Marrero also mentioned the positive relationship between the governor and the Board. However, he also said, “Despite our best efforts to minimize disagreements, the language and structure of PROMESA as currently adopted by Congress, allows the Board to blur the delineation of power between the Government and the Oversight Board. Because the respective roles of the Government and Oversight Board often overlap, the lack of clarity in the statute creates too many opportunities to waste time jockeying for power rather than creating and implementing meaningful solutions for the people of Puerto Rico.”

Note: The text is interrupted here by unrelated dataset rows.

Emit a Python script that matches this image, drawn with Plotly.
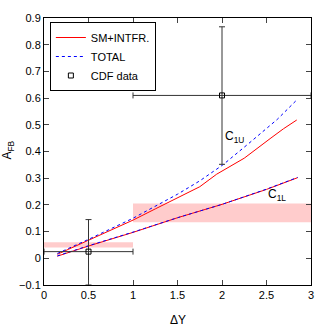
import plotly.graph_objects as go

# SM + interference curves (C1U upper, C1L lower)
x_u = [0.15, 0.5, 1.0, 1.25, 1.5, 1.65, 1.75, 1.94, 2.25, 2.54, 2.69, 2.84]
sm_u = [0.015, 0.068, 0.143, 0.185, 0.225, 0.252, 0.268, 0.315, 0.375, 0.448, 0.485, 0.518]
x_t = [0.15, 0.5, 1.0, 1.25, 1.5, 1.75, 2.01, 2.3, 2.62, 2.84]
tot_u = [0.018, 0.071, 0.150, 0.195, 0.240, 0.290, 0.350, 0.430, 0.520, 0.593]

x_l = [0.15, 0.5, 1.0, 1.5, 2.0, 2.5, 2.85]
sm_l = [0.008, 0.046, 0.097, 0.152, 0.202, 0.258, 0.302]
tot_l = [0.009, 0.047, 0.098, 0.152, 0.202, 0.259, 0.303]

# CDF data
cdf_x = [0.5, 2.0]
cdf_y = [0.025, 0.61]
cdf_xerr = [0.5, 1.0]
cdf_yerr_plus = [0.12, 0.257]
cdf_yerr_minus = [0.125, 0.258]

# shaded bands (x0, x1, y0, y1)
band_x0 = [0.0, 1.0]
band_x1 = [1.0, 3.0]
band_y0 = [0.04, 0.135]
band_y1 = [0.06, 0.205]

fig = go.Figure()

for i in range(len(band_x0)):
    fig.add_shape(type='rect', x0=band_x0[i], x1=band_x1[i], y0=band_y0[i], y1=band_y1[i],
                  fillcolor='#ffcccc', line_width=0, layer='below')

fig.add_trace(go.Scatter(x=x_u, y=sm_u, mode='lines', name='SM+INTFR.',
                         line=dict(color='red', width=1)))
fig.add_trace(go.Scatter(x=x_t, y=tot_u, mode='lines', name='TOTAL',
                         line=dict(color='blue', width=1, dash='dot')))
fig.add_trace(go.Scatter(x=x_l, y=sm_l, mode='lines', showlegend=False,
                         line=dict(color='red', width=1)))
fig.add_trace(go.Scatter(x=x_l, y=tot_l, mode='lines', showlegend=False,
                         line=dict(color='blue', width=1, dash='dot')))
fig.add_trace(go.Scatter(x=cdf_x, y=cdf_y, mode='markers', name='CDF data',
                         marker=dict(symbol='square-open', size=5, color='black',
                                     line=dict(width=1)),
                         error_x=dict(type='data', array=cdf_xerr, color='#333333',
                                      thickness=1, width=3),
                         error_y=dict(type='data', array=cdf_yerr_plus,
                                      arrayminus=cdf_yerr_minus, color='#333333',
                                      thickness=1, width=3)))

fig.add_annotation(x=2.01, y=0.456, text='C<sub>1U</sub>', showarrow=False,
                   xanchor='left', yanchor='middle', font=dict(size=12))
fig.add_annotation(x=2.49, y=0.237, text='C<sub>1L</sub>', showarrow=False,
                   xanchor='left', yanchor='middle', font=dict(size=12))
fig.add_annotation(x=-0.135, y=0.507, xref='paper', yref='paper', textangle=-90,
                   xanchor='center', yanchor='middle',
                   text='A<sub>FB</sub>', showarrow=False, font=dict(size=12))
fig.add_annotation(x=0.5, y=-0.13, xref='paper', yref='paper',
                   xanchor='center', yanchor='middle',
                   text='ΔY', showarrow=False, font=dict(size=12))

fig.update_xaxes(range=[0, 3], tickvals=[0, 0.5, 1, 1.5, 2, 2.5, 3],
                 ticktext=['0', '0.5', '1', '1.5', '2', '2.5', '3'],
                 ticks='inside', ticklen=5, showline=True, linecolor='black',
                 linewidth=1, mirror='ticks', showgrid=False, zeroline=False)
fig.update_yaxes(range=[-0.1, 0.9], dtick=0.1,
                 ticks='inside', ticklen=5, showline=True, linecolor='black',
                 linewidth=1, mirror='ticks', showgrid=False, zeroline=False)

fig.update_layout(
    width=327, height=327,
    margin=dict(l=44, r=16, t=15, b=42),
    plot_bgcolor='white', paper_bgcolor='white',
    font=dict(family='Liberation Sans Narrow, Liberation Sans, Arial', size=11, color='black'),
    legend=dict(x=0.022, y=0.985, xanchor='left', yanchor='top',
                bordercolor='black', borderwidth=1, bgcolor='white',
                font=dict(size=11), itemwidth=30, tracegroupgap=0),
)

# drop the default page margin so the figure sits at the window's corner
fig.write_html("out.html", config={'displayModeBar': False},
               post_script="document.body.style.margin='0';")
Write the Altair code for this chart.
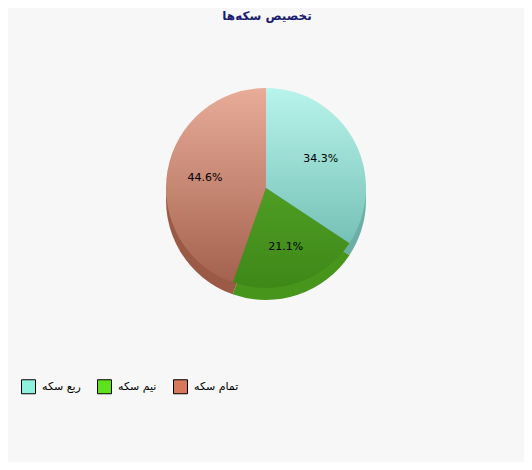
import altair as alt
import pandas as pd

# slices, clockwise from 12 o'clock
categories = ['ربع سکه', 'نیم سکه', 'تمام سکه']
shares = [34.3, 21.1, 44.6]
labels = ['34.3%', '21.1%', '44.6%']
legendColors = ['#8ff0dd', '#5de11b', '#d6795b']
topColors = [('#b8f4eb', '#76c1b7'), ('#4f9d24', '#3e8818'), ('#e8ac99', '#a4624e')]
sideColors = ['#69afa6', '#48951c', '#9a5a46']
chartTitle = ['تخصیص سکه\u200cها']

W, H = 516, 360
cx, cy = 258, 180
R = 100
depth = 12

df = pd.DataFrame({'category': categories, 'share': shares,
                   'label': labels, 'order': [0, 1, 2]})

thetaScale = alt.Scale(domain=[0, 100])

base = alt.Chart(df).transform_window(
    end='sum(share)', sort=[alt.SortField('order')],
    frame=[None, 0]
).transform_calculate(
    start='datum.end - datum.share',
    mid='datum.end - datum.share / 2'
)

layers = []
# side of the 3D pie
for name, side in zip(categories, sideColors):
    layers.append(base.transform_filter(
        alt.datum.category == name
    ).mark_arc(radius=R, fill=side).encode(
        theta=alt.Theta('start:Q', scale=thetaScale),
        theta2='end:Q',
        x=alt.value(cx), y=alt.value(cy + depth)
    ))

# top surface
for name, (c1, c2) in zip(categories, topColors):
    grad = alt.Gradient(
        gradient='linear', x1=0, x2=0, y1=0, y2=1,
        stops=[alt.GradientStop(color=c1, offset=0),
               alt.GradientStop(color=c2, offset=1)])
    layers.append(base.transform_filter(
        alt.datum.category == name
    ).mark_arc(radius=R, fill=grad).encode(
        theta=alt.Theta('start:Q', scale=thetaScale),
        theta2='end:Q',
        x=alt.value(cx), y=alt.value(cy)
    ))

text = base.mark_text(
    radius=62, font='DejaVu Sans', fontSize=11, color='#000000'
).encode(
    theta=alt.Theta('mid:Q', scale=thetaScale),
    text='label:N',
    x=alt.value(cx), y=alt.value(cy)
)

legend = alt.Chart(df).mark_square(opacity=0).encode(
    x=alt.value(0), y=alt.value(0),
    color=alt.Color('category:N',
                    scale=alt.Scale(domain=categories, range=legendColors),
                    legend=alt.Legend(
                        title=None, orient='none', direction='horizontal',
                        legendX=13, legendY=371,
                        symbolType='square', symbolSize=196,
                        symbolOpacity=1, symbolStrokeColor='#000000',
                        symbolStrokeWidth=1, gridAlign='all',
                        columnPadding=8, labelOffset=6,
                        labelFont='DejaVu Sans', labelFontSize=11,
                        labelColor='#000000'))
)

title = alt.Chart(pd.DataFrame({'t': chartTitle})).mark_text(
    font='DejaVu Sans', fontSize=12, fontWeight='bold', color='#1c1c6e'
).encode(text='t:N', x=alt.value(259), y=alt.value(8))

chart = alt.layer(*layers, text, legend, title).properties(
    width=W, height=H,
    padding={'left': 0, 'top': 0, 'right': 0, 'bottom': 94},
    autosize='none',
    background='#f7f7f7'
).configure_view(stroke=None)

chart.save("out.html", embed_options={"renderer": "svg", "actions": False})
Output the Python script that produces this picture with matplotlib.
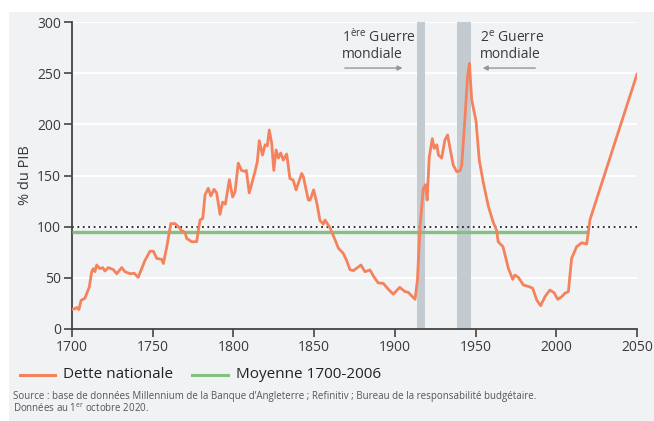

Just as the Board complained about the government, the government complained about the Board, using words like “subvert,” “seize,” and “draconian.” Accusing the Board of micromanaging many areas government, Marrero wrapped up the complaint with, “In addition to imposing its own policy preferences, the Board has also used its fiscal plan and budgetary authority to impede the Government’s own public policies by seeking to nullify new laws. Over the last several months, the Board has sent an excessive amount of correspondence to the Government asserting rights and powers that the Government believes exceeds the Oversight Board’s capacities under PROMESA and which the Government has spent considerable time and energy responding to.”
The testimony ended with a request to make a clearer delineation between the powers of the board and the powers of the Puerto Rico government.
A number of members of Congress asked a wide range of questions about Puerto Rico and its financial situation.